A steward, on the other hand, is a person who looks after the passengers on a ship, aircraft, or train and brings them meals (Google define). I try to think of the GIS function as a stewardship where the data is brought to the users while also being protected from errors. This is also a tricky feat. Two tricks have made this feat more accessible: database versioning and the ArcGIS Utility Network.
Database versioning allows the GIS data steward to unlock data editing to the end users while capturing those edits into versions separate from the default version for quality control. This helps in a large way by distributing the editing efforts and making the data more fluid, but still places the onerous tasks of data quality on the GIS data steward.

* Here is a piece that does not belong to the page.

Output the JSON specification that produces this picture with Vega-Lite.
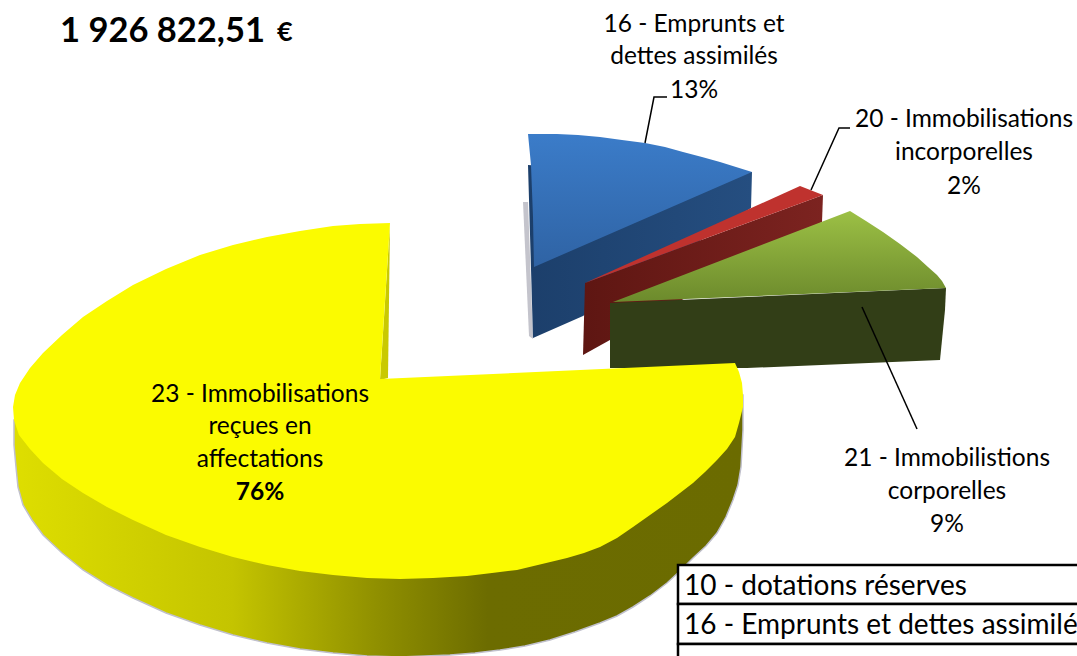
{"$schema":"https://vega.github.io/schema/vega-lite/v6.json","width":1077,"height":656,"padding":0,"autosize":{"type":"none"},"background":"white","config":{"view":{"stroke":null}},
"datasets":{"poly":[
{"s":"ys","i":1,"x":743,"y":395},{"s":"ys","i":2,"x":743,"y":430},{"s":"ys","i":3,"x":741,"y":467},{"s":"ys","i":4,"x":738,"y":485},{"s":"ys","i":5,"x":733,"y":500},{"s":"ys","i":6,"x":726,"y":517},{"s":"ys","i":7,"x":717,"y":533},{"s":"ys","i":8,"x":706,"y":546},{"s":"ys","i":9,"x":693,"y":558},{"s":"ys","i":10,"x":680,"y":571},{"s":"ys","i":11,"x":667,"y":583},{"s":"ys","i":12,"x":650,"y":596},{"s":"ys","i":13,"x":633,"y":607},{"s":"ys","i":14,"x":617,"y":616},{"s":"ys","i":15,"x":600,"y":623},{"s":"ys","i":16,"x":575,"y":632},{"s":"ys","i":17,"x":550,"y":640},{"s":"ys","i":18,"x":525,"y":646},{"s":"ys","i":19,"x":500,"y":650},{"s":"ys","i":20,"x":475,"y":653},{"s":"ys","i":21,"x":450,"y":655},{"s":"ys","i":22,"x":425,"y":656},{"s":"ys","i":23,"x":400,"y":657},{"s":"ys","i":24,"x":367,"y":656},{"s":"ys","i":25,"x":333,"y":653},{"s":"ys","i":26,"x":300,"y":649},{"s":"ys","i":27,"x":267,"y":643},{"s":"ys","i":28,"x":233,"y":635},{"s":"ys","i":29,"x":200,"y":625},{"s":"ys","i":30,"x":166,"y":613},{"s":"ys","i":31,"x":133,"y":598},{"s":"ys","i":32,"x":107,"y":585},{"s":"ys","i":33,"x":83,"y":570},{"s":"ys","i":34,"x":62,"y":553},{"s":"ys","i":35,"x":43,"y":535},{"s":"ys","i":36,"x":32,"y":520},{"s":"ys","i":37,"x":23,"y":505},{"s":"ys","i":38,"x":18,"y":487},{"s":"ys","i":39,"x":16,"y":467},{"s":"ys","i":40,"x":14,"y":445},{"s":"ys","i":41,"x":14,"y":420},
{"s":"yi","i":1,"x":390,"y":224},{"s":"yi","i":2,"x":388,"y":378},{"s":"yi","i":3,"x":380,"y":380},
{"s":"yt","i":1,"x":380,"y":379},{"s":"yt","i":2,"x":390,"y":223},{"s":"yt","i":3,"x":360,"y":224},{"s":"yt","i":4,"x":333,"y":226},{"s":"yt","i":5,"x":300,"y":231},{"s":"yt","i":6,"x":267,"y":237},{"s":"yt","i":7,"x":233,"y":245},{"s":"yt","i":8,"x":200,"y":255},{"s":"yt","i":9,"x":166,"y":269},{"s":"yt","i":10,"x":133,"y":285},{"s":"yt","i":11,"x":107,"y":301},{"s":"yt","i":12,"x":83,"y":317},{"s":"yt","i":13,"x":62,"y":335},{"s":"yt","i":14,"x":43,"y":353},{"s":"yt","i":15,"x":30,"y":368},{"s":"yt","i":16,"x":20,"y":383},{"s":"yt","i":17,"x":15,"y":395},{"s":"yt","i":18,"x":13,"y":407},{"s":"yt","i":19,"x":14,"y":420},{"s":"yt","i":20,"x":19,"y":435},{"s":"yt","i":21,"x":30,"y":449},{"s":"yt","i":22,"x":43,"y":463},{"s":"yt","i":23,"x":62,"y":479},{"s":"yt","i":24,"x":83,"y":493},{"s":"yt","i":25,"x":107,"y":507},{"s":"yt","i":26,"x":133,"y":520},{"s":"yt","i":27,"x":166,"y":535},{"s":"yt","i":28,"x":200,"y":547},{"s":"yt","i":29,"x":233,"y":557},{"s":"yt","i":30,"x":267,"y":565},{"s":"yt","i":31,"x":300,"y":571},{"s":"yt","i":32,"x":333,"y":575},{"s":"yt","i":33,"x":367,"y":578},{"s":"yt","i":34,"x":400,"y":579},{"s":"yt","i":35,"x":433,"y":578},{"s":"yt","i":36,"x":467,"y":576},{"s":"yt","i":37,"x":492,"y":573},{"s":"yt","i":38,"x":517,"y":570},{"s":"yt","i":39,"x":542,"y":564},{"s":"yt","i":40,"x":567,"y":558},{"s":"yt","i":41,"x":584,"y":553},{"s":"yt","i":42,"x":600,"y":547},{"s":"yt","i":43,"x":617,"y":538},{"s":"yt","i":44,"x":633,"y":527},{"s":"yt","i":45,"x":650,"y":515},{"s":"yt","i":46,"x":667,"y":503},{"s":"yt","i":47,"x":680,"y":493},{"s":"yt","i":48,"x":693,"y":483},{"s":"yt","i":49,"x":705,"y":472},{"s":"yt","i":50,"x":717,"y":460},{"s":"yt","i":51,"x":727,"y":449},{"s":"yt","i":52,"x":735,"y":437},{"s":"yt","i":53,"x":739,"y":423},{"s":"yt","i":54,"x":743,"y":407},{"s":"yt","i":55,"x":743,"y":395},{"s":"yt","i":56,"x":742,"y":383},{"s":"yt","i":57,"x":739,"y":372},{"s":"yt","i":58,"x":735,"y":363},
{"s":"bsh","i":1,"x":523,"y":202},{"s":"bsh","i":2,"x":528,"y":202},{"s":"bsh","i":3,"x":533,"y":339},{"s":"bsh","i":4,"x":529,"y":336},
{"s":"bs","i":1,"x":752,"y":172},{"s":"bs","i":2,"x":751,"y":208},{"s":"bs","i":3,"x":583,"y":316},{"s":"bs","i":4,"x":533,"y":338},{"s":"bs","i":5,"x":528,"y":165},{"s":"bs","i":6,"x":600,"y":170},
{"s":"bt","i":1,"x":528,"y":134},{"s":"bt","i":2,"x":557,"y":134},{"s":"bt","i":3,"x":578,"y":135},{"s":"bt","i":4,"x":600,"y":137},{"s":"bt","i":5,"x":622,"y":140},{"s":"bt","i":6,"x":645,"y":143},{"s":"bt","i":7,"x":665,"y":147},{"s":"bt","i":8,"x":683,"y":152},{"s":"bt","i":9,"x":702,"y":157},{"s":"bt","i":10,"x":720,"y":162},{"s":"bt","i":11,"x":736,"y":167},{"s":"bt","i":12,"x":752,"y":172},{"s":"bt","i":13,"x":534,"y":267},{"s":"bt","i":14,"x":533,"y":217},{"s":"bt","i":15,"x":531,"y":165},
{"s":"rs","i":1,"x":585,"y":283},{"s":"rs","i":2,"x":823,"y":195},{"s":"rs","i":3,"x":822,"y":222},{"s":"rs","i":4,"x":583,"y":355},
{"s":"rt","i":1,"x":585,"y":283},{"s":"rt","i":2,"x":800,"y":186},{"s":"rt","i":3,"x":823,"y":195},
{"s":"gs","i":1,"x":610,"y":303},{"s":"gs","i":2,"x":946,"y":288},{"s":"gs","i":3,"x":945,"y":310},{"s":"gs","i":4,"x":940,"y":360},{"s":"gs","i":5,"x":747,"y":368},{"s":"gs","i":6,"x":610,"y":368},
{"s":"gt","i":1,"x":613,"y":302},{"s":"gt","i":2,"x":850,"y":211},{"s":"gt","i":3,"x":866,"y":221},{"s":"gt","i":4,"x":883,"y":232},{"s":"gt","i":5,"x":900,"y":244},{"s":"gt","i":6,"x":917,"y":257},{"s":"gt","i":7,"x":928,"y":267},{"s":"gt","i":8,"x":937,"y":275},{"s":"gt","i":9,"x":942,"y":281},{"s":"gt","i":10,"x":946,"y":288}
],
"leaders":[
{"s":"a","i":1,"x":645,"y":143},{"s":"a","i":2,"x":654,"y":97},{"s":"a","i":3,"x":667,"y":97},
{"s":"b","i":1,"x":811,"y":190},{"s":"b","i":2,"x":839,"y":128},{"s":"b","i":3,"x":850,"y":128},
{"s":"c","i":1,"x":862,"y":307},{"s":"c","i":2,"x":917,"y":429}
],
"labels":[
{"t":"16 - Emprunts et","x":694,"y":25},{"t":"dettes assimilés","x":694,"y":57},{"t":"13%","x":694,"y":91},
{"t":"20 - Immobilisations","x":964,"y":120},{"t":"incorporelles","x":964,"y":153},{"t":"2%","x":964,"y":187},
{"t":"21 - Immobilistions","x":947,"y":459},{"t":"corporelles","x":947,"y":492},{"t":"9%","x":947,"y":525},
{"t":"23 - Immobilisations","x":260,"y":395},{"t":"reçues en","x":260,"y":427},{"t":"affectations","x":260,"y":460}
],
"table":[{"x":678,"x2":1100,"y":565,"y2":604},{"x":678,"x2":1100,"y":604,"y2":644},{"x":678,"x2":1100,"y":644,"y2":700}],
"tabletext":[{"t":"10 - dotations réserves","x":684,"y":587},{"t":"16 - Emprunts et dettes assimilés","x":684,"y":626},{"t":"20 - Immobilisations incorporelles","x":684,"y":672}]
},
"encoding":{
"x":{"field":"x","type":"quantitative","axis":null,"scale":{"domain":[0,1077],"nice":false,"zero":false}},
"y":{"field":"y","type":"quantitative","axis":null,"scale":{"domain":[656,0],"nice":false,"zero":false}}
},
"layer":[
{"data":{"name":"poly"},"transform":[{"filter":"datum.s=='bsh'"}],"mark":{"type":"line","interpolate":"linear-closed","fill":"#c4c4cc","strokeWidth":0},"encoding":{"order":{"field":"i"}}},
{"data":{"name":"poly"},"transform":[{"filter":"datum.s=='bs'"}],"mark":{"type":"line","interpolate":"linear-closed","strokeWidth":0,"fill":{"gradient":"linear","x1":0,"x2":1,"y1":0,"y2":0,"stops":[{"offset":0,"color":"#1c3f6b"},{"offset":1,"color":"#254e80"}]}},"encoding":{"order":{"field":"i"}}},
{"data":{"name":"poly"},"transform":[{"filter":"datum.s=='bt'"}],"mark":{"type":"line","interpolate":"linear-closed","strokeWidth":0,"fill":{"gradient":"linear","x1":0,"x2":0,"y1":0,"y2":1,"stops":[{"offset":0,"color":"#3b7cc9"},{"offset":1,"color":"#2f63a4"}]}},"encoding":{"order":{"field":"i"}}},
{"data":{"name":"poly"},"transform":[{"filter":"datum.s=='rs'"}],"mark":{"type":"line","interpolate":"linear-closed","strokeWidth":0,"fill":{"gradient":"linear","x1":0,"x2":1,"y1":0,"y2":0,"stops":[{"offset":0,"color":"#5e1612"},{"offset":1,"color":"#7c2320"}]}},"encoding":{"order":{"field":"i"}}},
{"data":{"name":"poly"},"transform":[{"filter":"datum.s=='rt'"}],"mark":{"type":"line","interpolate":"linear-closed","strokeWidth":0,"fill":"#bf322e"},"encoding":{"order":{"field":"i"}}},
{"data":{"name":"poly"},"transform":[{"filter":"datum.s=='gs'"}],"mark":{"type":"line","interpolate":"linear-closed","strokeWidth":0,"fill":"#323e17"},"encoding":{"order":{"field":"i"}}},
{"data":{"name":"poly"},"transform":[{"filter":"datum.s=='gt'"}],"mark":{"type":"line","interpolate":"linear-closed","strokeWidth":0,"fill":{"gradient":"linear","x1":0,"x2":0,"y1":0,"y2":1,"stops":[{"offset":0,"color":"#9cc045"},{"offset":1,"color":"#6c8a2c"}]}},"encoding":{"order":{"field":"i"}}},
{"data":{"name":"poly"},"transform":[{"filter":"datum.s=='ys'"}],"mark":{"type":"line","interpolate":"linear-closed","stroke":"#c0c0cc","strokeWidth":1.5,"fill":{"gradient":"linear","x1":0,"x2":1,"y1":0,"y2":0,"stops":[{"offset":0,"color":"#dede00"},{"offset":0.3,"color":"#c4c400"},{"offset":0.5,"color":"#8f8f00"},{"offset":0.65,"color":"#6c6c00"},{"offset":1,"color":"#6b6b00"}]}},"encoding":{"order":{"field":"i"}}},
{"data":{"name":"poly"},"transform":[{"filter":"datum.s=='yi'"}],"mark":{"type":"line","interpolate":"linear-closed","strokeWidth":0,"fill":"#c9c900"},"encoding":{"order":{"field":"i"}}},
{"data":{"name":"poly"},"transform":[{"filter":"datum.s=='yt'"}],"mark":{"type":"line","interpolate":"linear-closed","strokeWidth":0,"fill":"#fbfb00"},"encoding":{"order":{"field":"i"}}},
{"data":{"name":"leaders"},"mark":{"type":"line","color":"black","strokeWidth":1.5},"encoding":{"detail":{"field":"s"},"order":{"field":"i"}}},
{"data":{"name":"labels"},"mark":{"type":"text","font":"Lato","fontSize":24.5,"align":"center","baseline":"middle","color":"black"},"encoding":{"text":{"field":"t"}}},
{"data":{"values":[{"t":"76%","x":260,"y":493}]},"mark":{"type":"text","font":"Lato","fontSize":24.5,"fontWeight":"bold","align":"center","baseline":"middle","color":"black"},"encoding":{"text":{"field":"t"}}},
{"data":{"values":[{"t":"1 926 822,51","x":60,"y":32}]},"mark":{"type":"text","font":"Lato","fontSize":34.5,"fontWeight":"bold","align":"left","baseline":"middle","color":"black"},"encoding":{"text":{"field":"t"}}},
{"data":{"values":[{"t":"€","x":277,"y":33}]},"mark":{"type":"text","font":"Lato","fontSize":27,"fontWeight":"bold","align":"left","baseline":"middle","color":"black"},"encoding":{"text":{"field":"t"}}},
{"data":{"name":"table"},"mark":{"type":"rect","fill":"white","stroke":"black","strokeWidth":2.5},"encoding":{"x2":{"field":"x2"},"y2":{"field":"y2"}}},
{"data":{"name":"tabletext"},"mark":{"type":"text","font":"Lato","fontSize":28,"align":"left","baseline":"middle","color":"black"},"encoding":{"text":{"field":"t"}}}
]}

The ArcGIS Utility Network takes data stewardship one step further by introducing network rules (in addition to topology rules) to distribute data quality as well as editing.

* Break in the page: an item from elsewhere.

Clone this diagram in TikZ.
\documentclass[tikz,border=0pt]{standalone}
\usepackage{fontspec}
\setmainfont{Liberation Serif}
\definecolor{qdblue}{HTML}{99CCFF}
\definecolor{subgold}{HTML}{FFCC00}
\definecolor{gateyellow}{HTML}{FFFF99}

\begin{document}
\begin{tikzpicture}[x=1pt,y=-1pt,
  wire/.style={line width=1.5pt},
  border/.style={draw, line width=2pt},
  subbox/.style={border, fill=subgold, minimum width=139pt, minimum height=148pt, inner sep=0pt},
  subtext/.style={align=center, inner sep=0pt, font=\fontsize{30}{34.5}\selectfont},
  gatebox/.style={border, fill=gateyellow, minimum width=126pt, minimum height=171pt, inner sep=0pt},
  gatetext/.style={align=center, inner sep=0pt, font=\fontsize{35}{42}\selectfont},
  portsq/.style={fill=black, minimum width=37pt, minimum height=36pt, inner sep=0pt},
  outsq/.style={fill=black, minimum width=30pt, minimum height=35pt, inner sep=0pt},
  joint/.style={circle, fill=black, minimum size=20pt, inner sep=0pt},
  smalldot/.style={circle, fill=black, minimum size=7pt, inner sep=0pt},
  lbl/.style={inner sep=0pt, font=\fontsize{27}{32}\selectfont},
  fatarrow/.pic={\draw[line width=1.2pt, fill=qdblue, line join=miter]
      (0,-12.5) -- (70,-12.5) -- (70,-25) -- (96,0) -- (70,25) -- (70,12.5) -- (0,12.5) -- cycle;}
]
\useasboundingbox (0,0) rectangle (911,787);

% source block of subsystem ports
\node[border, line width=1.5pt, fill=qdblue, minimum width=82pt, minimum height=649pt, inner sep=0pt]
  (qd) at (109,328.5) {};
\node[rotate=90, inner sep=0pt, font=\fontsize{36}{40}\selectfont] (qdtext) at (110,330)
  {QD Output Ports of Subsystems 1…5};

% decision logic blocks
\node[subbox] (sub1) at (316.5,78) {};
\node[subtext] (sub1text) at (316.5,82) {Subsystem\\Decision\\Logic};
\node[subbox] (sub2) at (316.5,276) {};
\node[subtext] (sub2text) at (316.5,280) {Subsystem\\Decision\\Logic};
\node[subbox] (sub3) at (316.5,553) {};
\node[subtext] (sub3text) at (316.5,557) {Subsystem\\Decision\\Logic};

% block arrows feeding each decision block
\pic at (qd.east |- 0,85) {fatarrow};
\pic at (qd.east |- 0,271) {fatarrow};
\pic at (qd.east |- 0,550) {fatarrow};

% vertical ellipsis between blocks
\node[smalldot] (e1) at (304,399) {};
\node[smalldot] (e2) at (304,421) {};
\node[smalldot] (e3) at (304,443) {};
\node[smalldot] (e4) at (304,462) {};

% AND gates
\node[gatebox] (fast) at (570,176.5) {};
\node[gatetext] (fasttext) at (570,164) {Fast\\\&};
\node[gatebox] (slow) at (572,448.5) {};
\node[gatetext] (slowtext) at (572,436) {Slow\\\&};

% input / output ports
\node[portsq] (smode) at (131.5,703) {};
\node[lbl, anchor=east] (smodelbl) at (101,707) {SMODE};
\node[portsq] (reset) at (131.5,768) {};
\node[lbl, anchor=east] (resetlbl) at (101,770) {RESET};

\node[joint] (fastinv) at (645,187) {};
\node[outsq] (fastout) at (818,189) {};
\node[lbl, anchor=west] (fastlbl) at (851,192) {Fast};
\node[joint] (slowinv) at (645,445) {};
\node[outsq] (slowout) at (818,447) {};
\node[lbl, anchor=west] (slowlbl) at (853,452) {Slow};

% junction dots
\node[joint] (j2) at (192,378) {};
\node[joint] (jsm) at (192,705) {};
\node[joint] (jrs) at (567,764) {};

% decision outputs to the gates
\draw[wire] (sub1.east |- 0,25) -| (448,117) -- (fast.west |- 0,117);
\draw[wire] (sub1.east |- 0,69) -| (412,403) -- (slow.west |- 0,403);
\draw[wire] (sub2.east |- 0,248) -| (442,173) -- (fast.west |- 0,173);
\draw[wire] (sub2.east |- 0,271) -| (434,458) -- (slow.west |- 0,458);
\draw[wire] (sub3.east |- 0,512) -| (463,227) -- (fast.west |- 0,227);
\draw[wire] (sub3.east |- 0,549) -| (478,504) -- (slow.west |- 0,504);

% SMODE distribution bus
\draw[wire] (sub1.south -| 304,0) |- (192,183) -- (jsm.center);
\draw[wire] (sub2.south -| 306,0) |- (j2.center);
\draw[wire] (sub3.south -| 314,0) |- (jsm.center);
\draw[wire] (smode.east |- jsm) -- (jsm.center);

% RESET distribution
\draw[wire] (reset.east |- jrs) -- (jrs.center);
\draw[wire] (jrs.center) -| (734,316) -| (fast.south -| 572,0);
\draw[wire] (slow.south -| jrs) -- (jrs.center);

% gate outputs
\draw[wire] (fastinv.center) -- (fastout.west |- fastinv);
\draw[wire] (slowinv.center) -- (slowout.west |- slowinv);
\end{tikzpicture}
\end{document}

Distributed data quality? This shifts the responsibility of data quality to the end users as well. Now the GIS data steward can decide beforehand the level of data quality required of the end users by setting up network rules that must be maintained by editors. The network rules help define not only where assets connect to a network, but how assets connect to a network. Data edits must pass validation by the network rules to be added to the network.
This new scenario creates additional issues. First, end users who edit the data may require additional training to keep the GIS data unlocked. Second, the tools for real-time validation feedback are still in their infancy, which can make editing data more frustrating in the short-term.

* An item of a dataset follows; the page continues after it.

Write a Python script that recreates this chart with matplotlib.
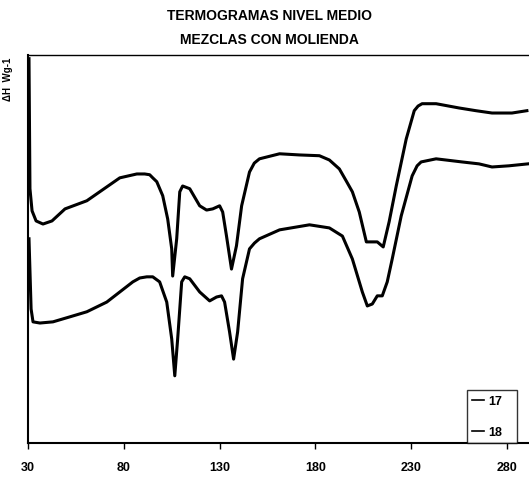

When I decided to leave my dream job at the City of Henderson and begin making my new dream job at Provo City, I knew I would need to do more with less. I also doubled down on the longer-term benefits distributed data editing would bring to the organization. We are 3 years into this vision, have migrated the wet utility data into the UN model, and have been successfully editing the UNs in Desktop. We have made the leap to full web service editing, in the cloud nonetheless. The performance so far has improved, however, we still have a long way to go to transition editing tasks away from Desktop and automating validation and version management. These are on the road map and anxiously awaiting their turn!